As well as a bakery and shop, the property was extended in 1905 to include a tea room, with stunning stained glass windows. It was designed by acclaimed architect Watson Fothergill to look like a railway carriage because the noise from the bakery's machinery below sounded like a steam train.

Mrs Judge said: "We loved it and it had an ethos about it which was special. I couldn't bear the thought of it being spoilt. Watson Fothergill was a friend of great granny Judge and they used to go to church at Trinity Square, and he used to go back to 59 Mansfield Road for a coffee after church and he drew it on the back of, I suppose, a cigarette packet, and said this is what you need as there's not a lot of room there."

That part of the building will house the first escape room, which the couple hope to open later this year, called Choo Dunnit?. Set in 1934, it will be themed around an old-fashioned steam train with characters named Madame Grand-Derriere and Dickey Lovelace.

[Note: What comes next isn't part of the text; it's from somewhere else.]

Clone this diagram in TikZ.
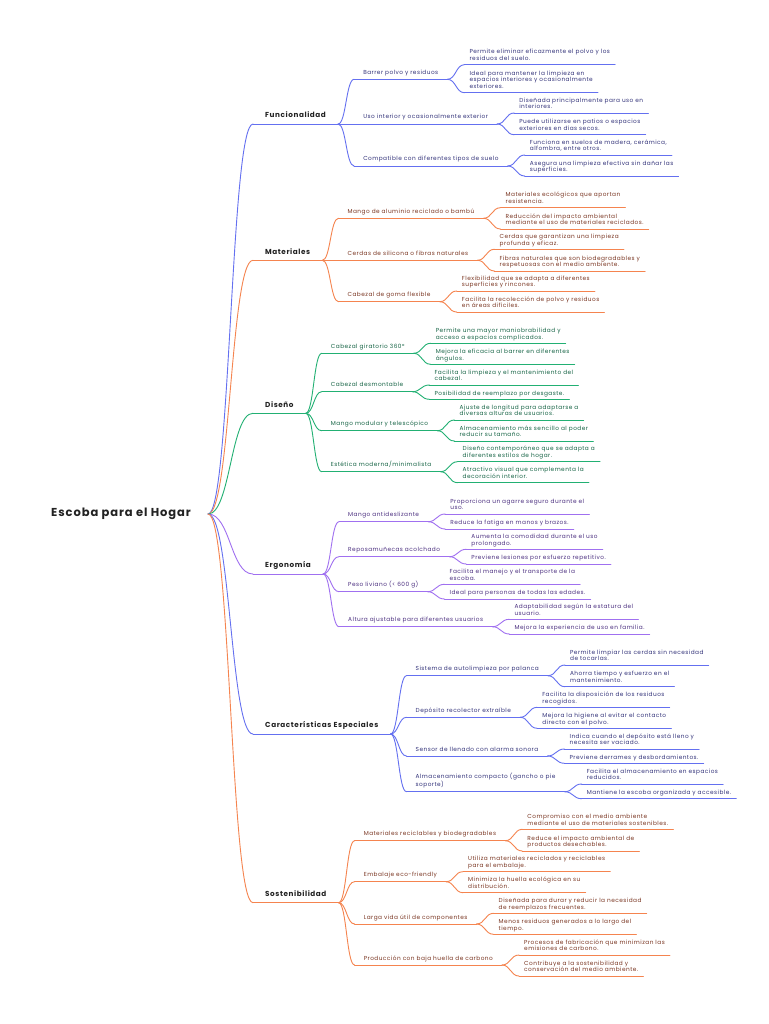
\documentclass[tikz,border=0pt]{standalone}
\usepackage{fontspec}
\setmainfont{Poppins}[LetterSpace=8]
\usetikzlibrary{calc}
\definecolor{blL}{HTML}{6470F0}
\definecolor{blT}{HTML}{33337A}
\definecolor{orL}{HTML}{F5844F}
\definecolor{orT}{HTML}{7A3622}
\definecolor{grL}{HTML}{22B073}
\definecolor{grT}{HTML}{166445}
\definecolor{puL}{HTML}{A070F0}
\definecolor{puT}{HTML}{4C3080}
\definecolor{mainc}{HTML}{222222}
\tikzset{
  ln/.style={line width=0.9pt, line cap=round},
  ul/.style={append after command={(\tikzlastnode.south west) edge[ln] (\tikzlastnode.south east)}},
  rootnode/.style={font=\fontsize{11.5}{13}\selectfont\bfseries, text=mainc, inner sep=0pt, anchor=west},
  mainnode/.style={font=\fontsize{7.25}{8.4}\selectfont\bfseries, text=mainc, inner xsep=12pt, inner ysep=6pt, text depth=0pt, anchor=south west, ul},
  subnode/.style={font=\fontsize{5.8}{6.7}\selectfont, inner xsep=9pt, inner ysep=4.8pt, text depth=0pt, anchor=south west, align=left, ul},
  leafnode/.style={font=\fontsize{5.8}{6.7}\selectfont, inner xsep=5pt, inner ysep=4pt, text depth=0pt, anchor=south west, align=left, ul},
  mm/.style={to path={let \p1=(\tikztostart), \p2=(\tikztotarget) in .. controls ({0.5*\x1+0.5*\x2},\y1) and ({0.5*\x1+0.5*\x2},\y2) .. (\tikztotarget)}},
}
\begin{document}
\begin{tikzpicture}[x=1pt,y=-1pt]
\fill[white] (0,0) rectangle (768,1024);
\useasboundingbox (0,0) rectangle (768,1024);

\node[rootnode] (root) at (51,514) {Escoba para el Hogar};
\coordinate (rf) at ([xshift=17pt]root.east);

%================ Funcionalidad
\begin{scope}[ln/.append style={draw=blL}, subnode/.append style={text=blT}, leafnode/.append style={text=blT}]
\node[mainnode] (F) at (253,124) {Funcionalidad};
\draw[ln] (rf) to[mm] (F.south west);
\coordinate (Fx) at ([xshift=16pt]F.south east);
\node[subnode] (Fa) at (Fx |- 0,79.3) {Barrer polvo y residuos};
\node[subnode] (Fb) at (Fx |- 0,124) {Uso interior y ocasionalmente exterior};
\node[subnode] (Fc) at (Fx |- 0,166) {Compatible con diferentes tipos de suelo};
\foreach \cc in {Fa,Fb,Fc} \draw[ln] (F.south east) to[mm] (\cc.south west);
\coordinate (Fax) at ([xshift=17pt]Fa.south east);
\node[leafnode] (Fa1) at (Fax |- 0,64.7) {Permite eliminar eficazmente el polvo y los\\residuos del suelo.};
\node[leafnode] (Fa2) at (Fax |- 0,92.7) {Ideal para mantener la limpieza en\\espacios interiores y ocasionalmente\\exteriores.};
\coordinate (Fbx) at ([xshift=17pt]Fb.south east);
\node[leafnode] (Fb1) at (Fbx |- 0,113) {Diseñada principalmente para uso en\\interiores.};
\node[leafnode] (Fb2) at (Fbx |- 0,134.7) {Puede utilizarse en patios o espacios\\exteriores en días secos.};
\coordinate (Fcx) at ([xshift=17pt]Fc.south east);
\node[leafnode] (Fc1) at (Fcx |- 0,155) {Funciona en suelos de madera, cerámica,\\alfombra, entre otros.};
\node[leafnode] (Fc2) at (Fcx |- 0,176) {Asegura una limpieza efectiva sin dañar las\\superficies.};
\foreach \pp in {Fa,Fb,Fc} \foreach \kk in {1,2} \draw[ln] (\pp.south east) to[mm] (\pp\kk.south west);
\end{scope}

%================ Materiales
\begin{scope}[ln/.append style={draw=orL}, subnode/.append style={text=orT}, leafnode/.append style={text=orT}]
\node[mainnode] (M) at (253,260.3) {Materiales};
\draw[ln] (rf) to[mm] (M.south west);
\coordinate (Mx) at ([xshift=16pt]M.south east);
\node[subnode] (Ma) at (Mx |- 0,218.3) {Mango de aluminio reciclado o bambú};
\node[subnode] (Mb) at (Mx |- 0,260.3) {Cerdas de silicona o fibras naturales};
\node[subnode] (Mc) at (Mx |- 0,301.7) {Cabezal de goma flexible};
\foreach \cc in {Ma,Mb,Mc} \draw[ln] (M.south east) to[mm] (\cc.south west);
\coordinate (Max) at ([xshift=17pt]Ma.south east);
\node[leafnode] (Ma1) at (Max |- 0,207.7) {Materiales ecológicos que aportan\\resistencia.};
\node[leafnode] (Ma2) at (Max |- 0,229) {Reducción del impacto ambiental\\mediante el uso de materiales reciclados.};
\coordinate (Mbx) at ([xshift=17pt]Mb.south east);
\node[leafnode] (Mb1) at (Mbx |- 0,249.3) {Cerdas que garantizan una limpieza\\profunda y eficaz.};
\node[leafnode] (Mb2) at (Mbx |- 0,271) {Fibras naturales que son biodegradables y\\respetuosas con el medio ambiente.};
\coordinate (Mcx) at ([xshift=17pt]Mc.south east);
\node[leafnode] (Mc1) at (Mcx |- 0,291) {Flexibilidad que se adapta a diferentes\\superficies y rincones.};
\node[leafnode] (Mc2) at (Mcx |- 0,312) {Facilita la recolección de polvo y residuos\\en áreas difíciles.};
\foreach \pp in {Ma,Mb,Mc} \foreach \kk in {1,2} \draw[ln] (\pp.south east) to[mm] (\pp\kk.south west);
\end{scope}

%================ Diseño
\begin{scope}[ln/.append style={draw=grL}, subnode/.append style={text=grT}, leafnode/.append style={text=grT}]
\node[mainnode] (D) at (253,413.3) {Diseño};
\draw[ln] (rf) to[mm] (D.south west);
\coordinate (Dx) at ([xshift=16pt]D.south east);
\node[subnode] (Da) at (Dx |- 0,353.3) {Cabezal giratorio 360°};
\node[subnode] (Db) at (Dx |- 0,391.7) {Cabezal desmontable};
\node[subnode] (Dc) at (Dx |- 0,430.7) {Mango modular y telescópico};
\node[subnode] (Dd) at (Dx |- 0,471.7) {Estética moderna/minimalista};
\foreach \cc in {Da,Db,Dc,Dd} \draw[ln] (D.south east) to[mm] (\cc.south west);
\coordinate (Dax) at ([xshift=17pt]Da.south east);
\node[leafnode] (Da1) at (Dax |- 0,343.3) {Permite una mayor maniobrabilidad y\\acceso a espacios complicados.};
\node[leafnode] (Da2) at (Dax |- 0,364.3) {Mejora la eficacia al barrer en diferentes\\ángulos.};
\coordinate (Dbx) at ([xshift=17pt]Db.south east);
\node[leafnode] (Db1) at (Dbx |- 0,385) {Facilita la limpieza y el mantenimiento del\\cabezal.};
\node[leafnode] (Db2) at (Dbx |- 0,399.3) {Posibilidad de reemplazo por desgaste.};
\coordinate (Dcx) at ([xshift=17pt]Dc.south east);
\node[leafnode] (Dc1) at (Dcx |- 0,420) {Ajuste de longitud para adaptarse a\\diversas alturas de usuarios.};
\node[leafnode] (Dc2) at (Dcx |- 0,441) {Almacenamiento más sencillo al poder\\reducir su tamaño.};
\coordinate (Ddx) at ([xshift=17pt]Dd.south east);
\node[leafnode] (Dd1) at (Ddx |- 0,461.7) {Diseño contemporáneo que se adapta a\\diferentes estilos de hogar.};
\node[leafnode] (Dd2) at (Ddx |- 0,482.7) {Atractivo visual que complementa la\\decoración interior.};
\foreach \pp in {Da,Db,Dc,Dd} \foreach \kk in {1,2} \draw[ln] (\pp.south east) to[mm] (\pp\kk.south west);
\end{scope}

%================ Ergonomía
\begin{scope}[ln/.append style={draw=puL}, subnode/.append style={text=puT}, leafnode/.append style={text=puT}]
\node[mainnode] (E) at (253,574) {Ergonomía};
\draw[ln] (rf) to[mm] (E.south west);
\coordinate (Ex) at ([xshift=16pt]E.south east);
\node[subnode] (Ea) at (Ex |- 0,521.7) {Mango antideslizante};
\node[subnode] (Eb) at (Ex |- 0,556.7) {Reposamuñecas acolchado};
\node[subnode] (Ec) at (Ex |- 0,591.7) {Peso liviano (< 600 g)};
\node[subnode] (Ed) at (Ex |- 0,626.7) {Altura ajustable para diferentes usuarios};
\foreach \cc in {Ea,Eb,Ec,Ed} \draw[ln] (E.south east) to[mm] (\cc.south west);
\coordinate (Eax) at ([xshift=17pt]Ea.south east);
\node[leafnode] (Ea1) at (Eax |- 0,514) {Proporciona un agarre seguro durante el\\uso.};
\node[leafnode] (Ea2) at (Eax |- 0,529) {Reduce la fatiga en manos y brazos.};
\coordinate (Ebx) at ([xshift=17pt]Eb.south east);
\node[leafnode] (Eb1) at (Ebx |- 0,549.3) {Aumenta la comodidad durante el uso\\prolongado.};
\node[leafnode] (Eb2) at (Ebx |- 0,564) {Previene lesiones por esfuerzo repetitivo.};
\coordinate (Ecx) at ([xshift=17pt]Ec.south east);
\node[leafnode] (Ec1) at (Ecx |- 0,584.3) {Facilita el manejo y el transporte de la\\escoba.};
\node[leafnode] (Ec2) at (Ecx |- 0,599) {Ideal para personas de todas las edades.};
\coordinate (Edx) at ([xshift=17pt]Ed.south east);
\node[leafnode] (Ed1) at (Edx |- 0,619.3) {Adaptabilidad según la estatura del\\usuario.};
\node[leafnode] (Ed2) at (Edx |- 0,634) {Mejora la experiencia de uso en familia.};
\foreach \pp in {Ea,Eb,Ec,Ed} \foreach \kk in {1,2} \draw[ln] (\pp.south east) to[mm] (\pp\kk.south west);
\end{scope}

%================ Características Especiales
\begin{scope}[ln/.append style={draw=blL}, subnode/.append style={text=blT}, leafnode/.append style={text=blT}]
\node[mainnode] (C) at (253,734) {Características Especiales};
\draw[ln] (rf) to[mm] (C.south west);
\coordinate (Cx) at ([xshift=16pt]C.south east);
\node[subnode] (Ca) at (Cx |- 0,675.7) {Sistema de autolimpieza por palanca};
\node[subnode] (Cb) at (Cx |- 0,717.3) {Depósito recolector extraíble};
\node[subnode] (Cc) at (Cx |- 0,756) {Sensor de llenado con alarma sonora};
\node[subnode] (Cd) at (Cx |- 0,791.7) {Almacenamiento compacto (gancho o pie\\soporte)};
\foreach \cc in {Ca,Cb,Cc,Cd} \draw[ln] (C.south east) to[mm] (\cc.south west);
\coordinate (Cax) at ([xshift=17pt]Ca.south east);
\node[leafnode] (Ca1) at (Cax |- 0,665) {Permite limpiar las cerdas sin necesidad\\de tocarlas.};
\node[leafnode] (Ca2) at (Cax |- 0,686.7) {Ahorra tiempo y esfuerzo en el\\mantenimiento.};
\coordinate (Cbx) at ([xshift=17pt]Cb.south east);
\node[leafnode] (Cb1) at (Cbx |- 0,707.3) {Facilita la disposición de los residuos\\recogidos.};
\node[leafnode] (Cb2) at (Cbx |- 0,728.3) {Mejora la higiene al evitar el contacto\\directo con el polvo.};
\coordinate (Ccx) at ([xshift=17pt]Cc.south east);
\node[leafnode] (Cc1) at (Ccx |- 0,749) {Indica cuando el depósito está lleno y\\necesita ser vaciado.};
\node[leafnode] (Cc2) at (Ccx |- 0,763.3) {Previene derrames y desbordamientos.};
\coordinate (Cdx) at ([xshift=17pt]Cd.south east);
\node[leafnode] (Cd1) at (Cdx |- 0,784) {Facilita el almacenamiento en espacios\\reducidos.};
\node[leafnode] (Cd2) at (Cdx |- 0,798.7) {Mantiene la escoba organizada y accesible.};
\foreach \pp in {Ca,Cb,Cc,Cd} \foreach \kk in {1,2} \draw[ln] (\pp.south east) to[mm] (\pp\kk.south west);
\end{scope}

%================ Sostenibilidad
\begin{scope}[ln/.append style={draw=orL}, subnode/.append style={text=orT}, leafnode/.append style={text=orT}]
\node[mainnode] (S) at (253,902.7) {Sostenibilidad};
\draw[ln] (rf) to[mm] (S.south west);
\coordinate (Sx) at ([xshift=16pt]S.south east);
\node[subnode] (Sa) at (Sx |- 0,840.7) {Materiales reciclables y biodegradables};
\node[subnode] (Sb) at (Sx |- 0,881.7) {Embalaje eco-friendly};
\node[subnode] (Sc) at (Sx |- 0,924) {Larga vida útil de componentes};
\node[subnode] (Sd) at (Sx |- 0,965) {Producción con baja huella de carbono};
\foreach \cc in {Sa,Sb,Sc,Sd} \draw[ln] (S.south east) to[mm] (\cc.south west);
\coordinate (Sax) at ([xshift=17pt]Sa.south east);
\node[leafnode] (Sa1) at (Sax |- 0,829.3) {Compromiso con el medio ambiente\\mediante el uso de materiales sostenibles.};
\node[leafnode] (Sa2) at (Sax |- 0,851) {Reduce el impacto ambiental de\\productos desechables.};
\coordinate (Sbx) at ([xshift=17pt]Sb.south east);
\node[leafnode] (Sb1) at (Sbx |- 0,871.7) {Utiliza materiales reciclados y reciclables\\para el embalaje.};
\node[leafnode] (Sb2) at (Sbx |- 0,892.7) {Minimiza la huella ecológica en su\\distribución.};
\coordinate (Scx) at ([xshift=17pt]Sc.south east);
\node[leafnode] (Sc1) at (Scx |- 0,913.3) {Diseñada para durar y reducir la necesidad\\de reemplazos frecuentes.};
\node[leafnode] (Sc2) at (Scx |- 0,934.3) {Menos residuos generados a lo largo del\\tiempo.};
\coordinate (Sdx) at ([xshift=17pt]Sd.south east);
\node[leafnode] (Sd1) at (Sdx |- 0,955) {Procesos de fabricación que minimizan las\\emisiones de carbono.};
\node[leafnode] (Sd2) at (Sdx |- 0,976) {Contribuye a la sostenibilidad y\\conservación del medio ambiente.};
\foreach \pp in {Sa,Sb,Sc,Sd} \foreach \kk in {1,2} \draw[ln] (\pp.south east) to[mm] (\pp\kk.south west);
\end{scope}
\end{tikzpicture}
\end{document}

Jennifer said: "It's a cross between a murder mystery and an escape room with a bit of Carry On humour with little tongue-in-cheek-nuggets. It's a slightly different take on an standard escape room where you're trying to solve the crime by the end of the hour rather than get out of the room. It's going to be really good fun and rammed full with puzzles. We are putting immersive technology in here that's never been used in escape rooms in the UK before as far as we know."

Nick, who was previously a builder and plumber, is putting his skills to good use to build the different sets. "This extension was designed to look like a train. We're adapting it to make it feel like you're in a Pullman dining car."

The former tea room will become the first escape room Choo Dunnit? (Joseph Raynor/ Nottingham Post)

Jennifer continued: "It will have four large windows which will be TV screens programmed with a 3D rendered Victorian train station with moving people, done in actual gaming software, so it will feel like you're sat on a train looking out a window. It looks so realistic."

A second escape room on the first floor will have an adult avant-garde storyline involving a drag queen searching for ever-lasting youth with a bit of 1980s disco and German undertones thrown in. Jennifer said: "She's like an evil Barbara Cartland. In her lab she's growing a clone of herself as the serum she uses to stay young is running out.

"We've had the clone made already, it's going to be floating in a bubbling tank. It's been cast from a real human. We're just a bit nuts. That one is going to be really, really fun."

Last but not least the basement will be turned into a family-friendly game but that's going to take some time due to the dilapidated state. What was the bakery shop on the ground floor and Encounters restaurant will be transformed into the escape rooms' reception, decorated in black and gold, like a bistro.